## DATA ENTRIES
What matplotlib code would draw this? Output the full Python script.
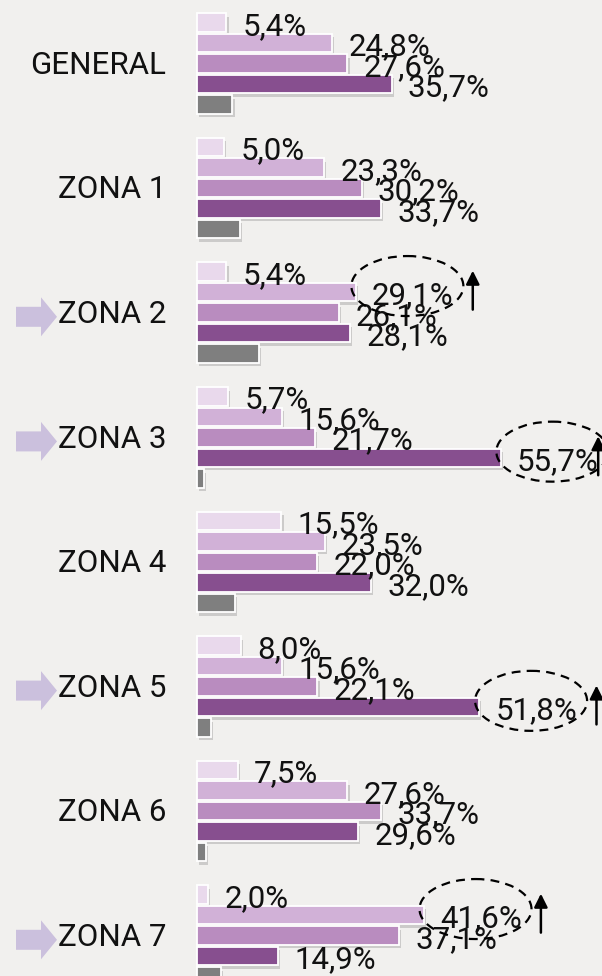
import matplotlib.pyplot as plt
import matplotlib.patheffects as pe
from matplotlib.patches import Ellipse, Polygon

plt.rcParams['font.family'] = ['Roboto', 'DejaVu Sans']

# Data
zones = ["GENERAL", "ZONA 1", "ZONA 2", "ZONA 3", "ZONA 4", "ZONA 5", "ZONA 6", "ZONA 7"]
serie_1 = [5.4, 5.0, 5.4, 5.7, 15.5, 8.0, 7.5, 2.0]
serie_2 = [24.8, 23.3, 29.1, 15.6, 23.5, 15.6, 27.6, 41.6]
serie_3 = [27.6, 30.2, 26.1, 21.7, 22.0, 22.1, 33.7, 37.1]
serie_4 = [35.7, 33.7, 28.1, 55.7, 32.0, 51.8, 29.6, 14.9]
serie_nc = [6.5, 7.8, 11.3, 1.3, 7.0, 2.5, 1.6, 4.4]  # unlabelled grey bar

arrow_zones = ["ZONA 2", "ZONA 3", "ZONA 5", "ZONA 7"]
# (zone, series index) of the circled values
circled = [("ZONA 2", 1), ("ZONA 3", 3), ("ZONA 5", 3), ("ZONA 7", 1)]

series = [serie_1, serie_2, serie_3, serie_4, serie_nc]
colors = ["#e9d9ec", "#d1b1d7", "#b98cbf", "#874f8f", "#7f7f7f"]
labelled = [True, True, True, True, False]

# Layout (pixels)
W, H = 602, 976
px_pct = 5.45       # pixels per percent
x0 = 197            # pixel of the bars' base
px_slot = 20.5      # pixels per bar slot
first = 22.5        # pixel centre of first bar
group_pitch = 124.6 / px_slot
fs = 22.5

fig = plt.figure(figsize=(W / 100, H / 100), dpi=100)
fig.patch.set_facecolor("#f1f0ee")
ax = fig.add_axes([0, 0, 1, 1])
ax.set_facecolor("#f1f0ee")
ax.set_xlim(-x0 / px_pct, (W - x0) / px_pct)
ax.set_ylim((H - first) / px_slot, -first / px_slot)
ax.axis("off")

shadow = [pe.withSimplePatchShadow(offset=(1.5, -2.5), shadow_rgbFace="#888888", alpha=0.35)]

for g, zone in enumerate(zones):
    base = g * group_pitch
    for k, vals in enumerate(series):
        y = base + k
        v = vals[g]
        bar = ax.barh(y, v, height=0.9, left=0, color=colors[k],
                      edgecolor="white", linewidth=1.3, zorder=3)
        for p in bar:
            p.set_path_effects(shadow)
        if labelled[k]:
            ax.text(v + 3.0, y + 0.6, f"{v:.1f}".replace(".", ",") + "%",
                    fontsize=fs, color="#111111", ha="left", va="baseline", zorder=5)
    gc = base + 2
    ax.text(-31 / px_pct, gc + 0.5, zone, fontsize=fs, color="#111111",
            ha="right", va="baseline", zorder=5)

    if zone in arrow_zones:
        tip = -140 / px_pct
        ay = gc + 0.2
        L, S, hs, hh = 41 / px_pct, 25 / px_pct, 10 / px_slot, 19.5 / px_slot
        pts = [(tip - L, ay - hs), (tip - L + S, ay - hs), (tip - L + S, ay - hh),
               (tip, ay), (tip - L + S, ay + hh), (tip - L + S, ay + hs), (tip - L, ay + hs)]
        ax.add_patch(Polygon(pts, closed=True, facecolor="#cbc0dd", edgecolor="none", zorder=4))

xmax = ax.get_xlim()[1]
for zone, k in circled:
    g = zones.index(zone)
    v = series[k][g]
    y = g * group_pitch + k
    cx = v + 9.5
    ax.add_patch(Ellipse((cx, y - 0.3), width=112 / px_pct, height=60 / px_slot,
                         fill=False, edgecolor="black", linewidth=1.6,
                         linestyle=(0, (4, 2.8)), zorder=6))
    axx = min(cx + 12, xmax - 0.7)
    ax.annotate("", xy=(axx, y - 1.05), xytext=(axx, y + 0.85),
                arrowprops=dict(arrowstyle="-|>", color="black", lw=1.8,
                                mutation_scale=20, shrinkA=0, shrinkB=0),
                zorder=6)

fig.savefig("out.png", dpi=100, facecolor=fig.get_facecolor())
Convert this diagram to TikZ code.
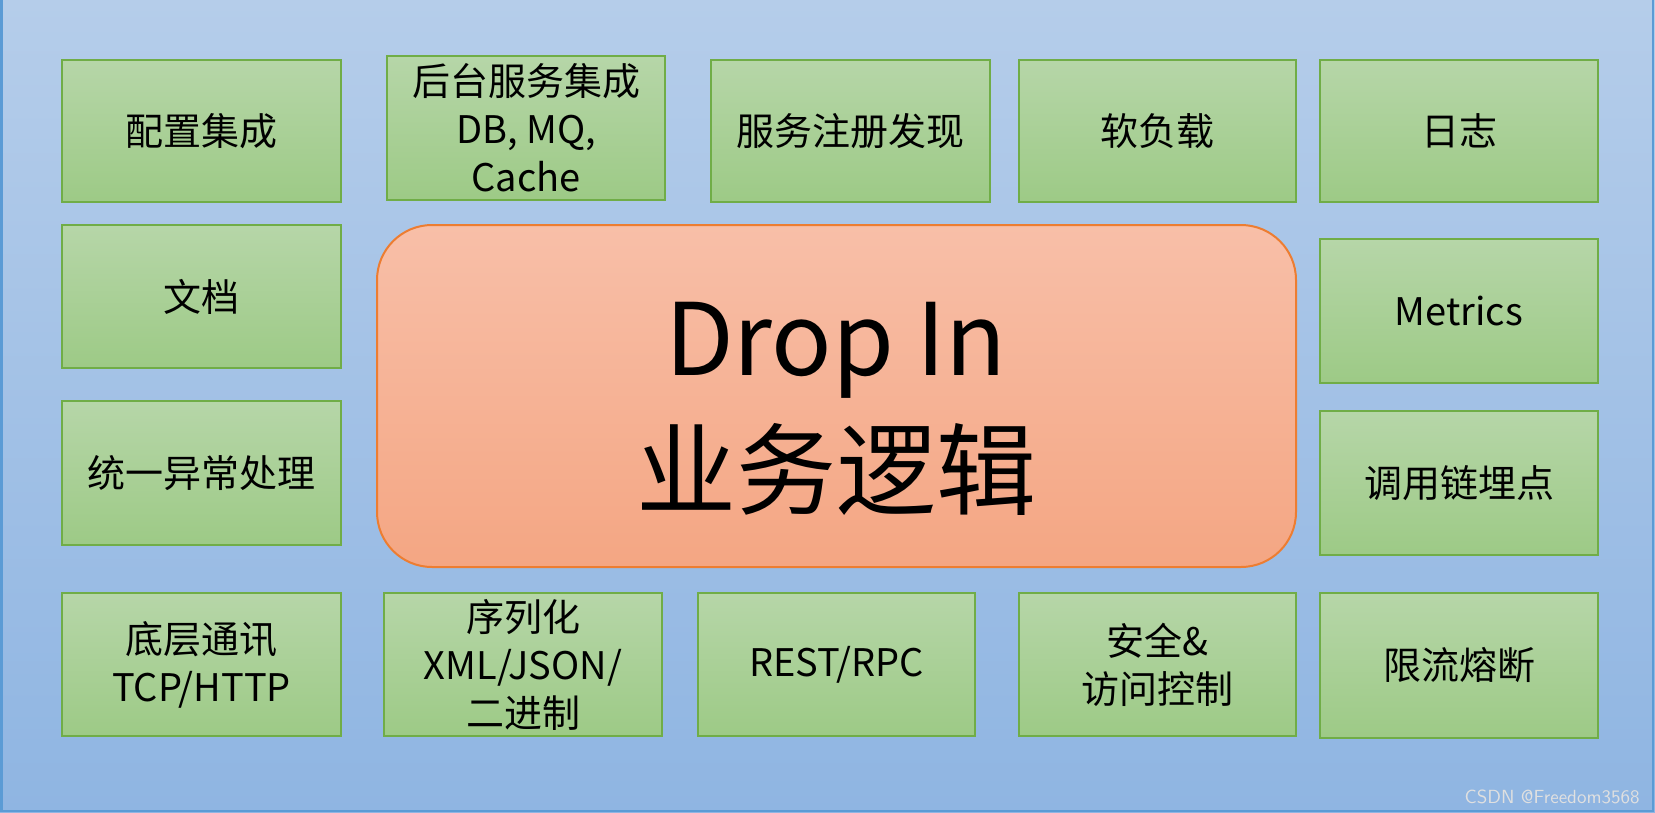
\documentclass[tikz,border=0pt]{standalone}
\usepackage{fontspec}
\newfontfamily\cjk{Noto Sans CJK SC}
\definecolor{bgtop}{RGB}{181,205,234}
\definecolor{bgbot}{RGB}{143,181,226}
\definecolor{bgedge}{RGB}{91,155,213}
\definecolor{gtop}{RGB}{182,214,168}
\definecolor{gbot}{RGB}{157,202,134}
\definecolor{gedge}{RGB}{112,173,71}
\definecolor{otop}{RGB}{248,191,168}
\definecolor{obot}{RGB}{244,166,131}
\definecolor{oedge}{RGB}{237,125,49}
\begin{document}
\begin{tikzpicture}[x=0.5pt,y=-0.5pt,
  gbox/.style={draw=gedge, line width=1pt, top color=gtop, bottom color=gbot,
    inner sep=0pt, align=center, text=black,
    font=\cjk\fontsize{19}{24}\selectfont},
  wh/.style 2 args={minimum width=#1*0.5pt, minimum height=#2*0.5pt},
  bigtxt/.style={anchor=base, inner sep=0pt, font=\cjk\fontsize{50}{60}\selectfont, text=black}
]
\useasboundingbox (0,0) rectangle (1655,813);
\shade[top color=bgtop, bottom color=bgbot] (0,0) rectangle (1655,813);
\draw[bgedge, line width=1.2pt] (1.5,0) -- (1.5,811) -- (1653,811) -- (1653,0);

% top row
\node[gbox, wh={279}{142}] (b1) at (201.5,131) {配置集成};
\node[gbox, wh={278}{144}] (b2) at (526,128) {后台服务集成\\DB, MQ,\\Cache};
\node[gbox, wh={279}{142}] (b3) at (850.5,131) {服务注册发现};
\node[gbox, wh={277}{142}] (b4) at (1157.5,131) {软负载};
\node[gbox, wh={278}{142}] (b5) at (1459,131) {日志};
% left column
\node[gbox, wh={279}{143}] (l1) at (201.5,296.5) {文档};
\node[gbox, wh={279}{144}] (l2) at (201.5,473) {统一异常处理};
% right column
\node[gbox, wh={278}{144}] (r1) at (1459,311) {Metrics};
\node[gbox, wh={278}{144}] (r2) at (1459,483) {调用链埋点};
% bottom row
\node[gbox, wh={279}{143}] (d1) at (201.5,664.5) {底层通讯\\TCP/HTTP};
\node[gbox, wh={278}{143}] (d2) at (523,664.5) {序列化\\XML/JSON/\\二进制};
\node[gbox, wh={277}{143}] (d3) at (836.5,664.5) {REST/RPC};
\node[gbox, wh={277}{143}] (d4) at (1157.5,664.5) {安全\&\\访问控制};
\node[gbox, wh={278}{145}] (d5) at (1459,665.5) {限流熔断};

% centre
\node[draw=oedge, line width=1pt, top color=otop, bottom color=obot,
  rounded corners=27.5pt, wh={919}{342}] (core) at (836.5,396) {};
\node[bigtxt] (drop) at (836,375) {Drop In};
\node[bigtxt] (biz) at (836,507) {业务逻辑};

% watermark
\node[anchor=east, inner sep=0pt, font=\sffamily\fontsize{9.5}{10}\selectfont, text=white!88!black] (wm) at (1640,797) {CSDN @Freedom3568};
\end{tikzpicture}
\end{document}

## TASK
Set the entries down again exactly. Do not include the images.

## EXPECTED OUTPUT
What matplotlib code would draw this? Output the full Python script.
import matplotlib.pyplot as plt
import matplotlib.patheffects as pe
from matplotlib.patches import Ellipse, Polygon

plt.rcParams['font.family'] = ['Roboto', 'DejaVu Sans']

# Data
zones = ["GENERAL", "ZONA 1", "ZONA 2", "ZONA 3", "ZONA 4", "ZONA 5", "ZONA 6", "ZONA 7"]
serie_1 = [5.4, 5.0, 5.4, 5.7, 15.5, 8.0, 7.5, 2.0]
serie_2 = [24.8, 23.3, 29.1, 15.6, 23.5, 15.6, 27.6, 41.6]
serie_3 = [27.6, 30.2, 26.1, 21.7, 22.0, 22.1, 33.7, 37.1]
serie_4 = [35.7, 33.7, 28.1, 55.7, 32.0, 51.8, 29.6, 14.9]
serie_nc = [6.5, 7.8, 11.3, 1.3, 7.0, 2.5, 1.6, 4.4]  # unlabelled grey bar

arrow_zones = ["ZONA 2", "ZONA 3", "ZONA 5", "ZONA 7"]
# (zone, series index) of the circled values
circled = [("ZONA 2", 1), ("ZONA 3", 3), ("ZONA 5", 3), ("ZONA 7", 1)]

series = [serie_1, serie_2, serie_3, serie_4, serie_nc]
colors = ["#e9d9ec", "#d1b1d7", "#b98cbf", "#874f8f", "#7f7f7f"]
labelled = [True, True, True, True, False]

# Layout (pixels)
W, H = 602, 976
px_pct = 5.45       # pixels per percent
x0 = 197            # pixel of the bars' base
px_slot = 20.5      # pixels per bar slot
first = 22.5        # pixel centre of first bar
group_pitch = 124.6 / px_slot
fs = 22.5

fig = plt.figure(figsize=(W / 100, H / 100), dpi=100)
fig.patch.set_facecolor("#f1f0ee")
ax = fig.add_axes([0, 0, 1, 1])
ax.set_facecolor("#f1f0ee")
ax.set_xlim(-x0 / px_pct, (W - x0) / px_pct)
ax.set_ylim((H - first) / px_slot, -first / px_slot)
ax.axis("off")

shadow = [pe.withSimplePatchShadow(offset=(1.5, -2.5), shadow_rgbFace="#888888", alpha=0.35)]

for g, zone in enumerate(zones):
    base = g * group_pitch
    for k, vals in enumerate(series):
        y = base + k
        v = vals[g]
        bar = ax.barh(y, v, height=0.9, left=0, color=colors[k],
                      edgecolor="white", linewidth=1.3, zorder=3)
        for p in bar:
            p.set_path_effects(shadow)
        if labelled[k]:
            ax.text(v + 3.0, y + 0.6, f"{v:.1f}".replace(".", ",") + "%",
                    fontsize=fs, color="#111111", ha="left", va="baseline", zorder=5)
    gc = base + 2
    ax.text(-31 / px_pct, gc + 0.5, zone, fontsize=fs, color="#111111",
            ha="right", va="baseline", zorder=5)

    if zone in arrow_zones:
        tip = -140 / px_pct
        ay = gc + 0.2
        L, S, hs, hh = 41 / px_pct, 25 / px_pct, 10 / px_slot, 19.5 / px_slot
        pts = [(tip - L, ay - hs), (tip - L + S, ay - hs), (tip - L + S, ay - hh),
               (tip, ay), (tip - L + S, ay + hh), (tip - L + S, ay + hs), (tip - L, ay + hs)]
        ax.add_patch(Polygon(pts, closed=True, facecolor="#cbc0dd", edgecolor="none", zorder=4))

xmax = ax.get_xlim()[1]
for zone, k in circled:
    g = zones.index(zone)
    v = series[k][g]
    y = g * group_pitch + k
    cx = v + 9.5
    ax.add_patch(Ellipse((cx, y - 0.3), width=112 / px_pct, height=60 / px_slot,
                         fill=False, edgecolor="black", linewidth=1.6,
                         linestyle=(0, (4, 2.8)), zorder=6))
    axx = min(cx + 12, xmax - 0.7)
    ax.annotate("", xy=(axx, y - 1.05), xytext=(axx, y + 0.85),
                arrowprops=dict(arrowstyle="-|>", color="black", lw=1.8,
                                mutation_scale=20, shrinkA=0, shrinkB=0),
                zorder=6)

fig.savefig("out.png", dpi=100, facecolor=fig.get_facecolor())
Convert this diagram to TikZ code.
\documentclass[tikz,border=0pt]{standalone}
\usepackage{fontspec}
\newfontfamily\cjk{Noto Sans CJK SC}
\definecolor{bgtop}{RGB}{181,205,234}
\definecolor{bgbot}{RGB}{143,181,226}
\definecolor{bgedge}{RGB}{91,155,213}
\definecolor{gtop}{RGB}{182,214,168}
\definecolor{gbot}{RGB}{157,202,134}
\definecolor{gedge}{RGB}{112,173,71}
\definecolor{otop}{RGB}{248,191,168}
\definecolor{obot}{RGB}{244,166,131}
\definecolor{oedge}{RGB}{237,125,49}
\begin{document}
\begin{tikzpicture}[x=0.5pt,y=-0.5pt,
  gbox/.style={draw=gedge, line width=1pt, top color=gtop, bottom color=gbot,
    inner sep=0pt, align=center, text=black,
    font=\cjk\fontsize{19}{24}\selectfont},
  wh/.style 2 args={minimum width=#1*0.5pt, minimum height=#2*0.5pt},
  bigtxt/.style={anchor=base, inner sep=0pt, font=\cjk\fontsize{50}{60}\selectfont, text=black}
]
\useasboundingbox (0,0) rectangle (1655,813);
\shade[top color=bgtop, bottom color=bgbot] (0,0) rectangle (1655,813);
\draw[bgedge, line width=1.2pt] (1.5,0) -- (1.5,811) -- (1653,811) -- (1653,0);

% top row
\node[gbox, wh={279}{142}] (b1) at (201.5,131) {配置集成};
\node[gbox, wh={278}{144}] (b2) at (526,128) {后台服务集成\\DB, MQ,\\Cache};
\node[gbox, wh={279}{142}] (b3) at (850.5,131) {服务注册发现};
\node[gbox, wh={277}{142}] (b4) at (1157.5,131) {软负载};
\node[gbox, wh={278}{142}] (b5) at (1459,131) {日志};
% left column
\node[gbox, wh={279}{143}] (l1) at (201.5,296.5) {文档};
\node[gbox, wh={279}{144}] (l2) at (201.5,473) {统一异常处理};
% right column
\node[gbox, wh={278}{144}] (r1) at (1459,311) {Metrics};
\node[gbox, wh={278}{144}] (r2) at (1459,483) {调用链埋点};
% bottom row
\node[gbox, wh={279}{143}] (d1) at (201.5,664.5) {底层通讯\\TCP/HTTP};
\node[gbox, wh={278}{143}] (d2) at (523,664.5) {序列化\\XML/JSON/\\二进制};
\node[gbox, wh={277}{143}] (d3) at (836.5,664.5) {REST/RPC};
\node[gbox, wh={277}{143}] (d4) at (1157.5,664.5) {安全\&\\访问控制};
\node[gbox, wh={278}{145}] (d5) at (1459,665.5) {限流熔断};

% centre
\node[draw=oedge, line width=1pt, top color=otop, bottom color=obot,
  rounded corners=27.5pt, wh={919}{342}] (core) at (836.5,396) {};
\node[bigtxt] (drop) at (836,375) {Drop In};
\node[bigtxt] (biz) at (836,507) {业务逻辑};

% watermark
\node[anchor=east, inner sep=0pt, font=\sffamily\fontsize{9.5}{10}\selectfont, text=white!88!black] (wm) at (1640,797) {CSDN @Freedom3568};
\end{tikzpicture}
\end{document}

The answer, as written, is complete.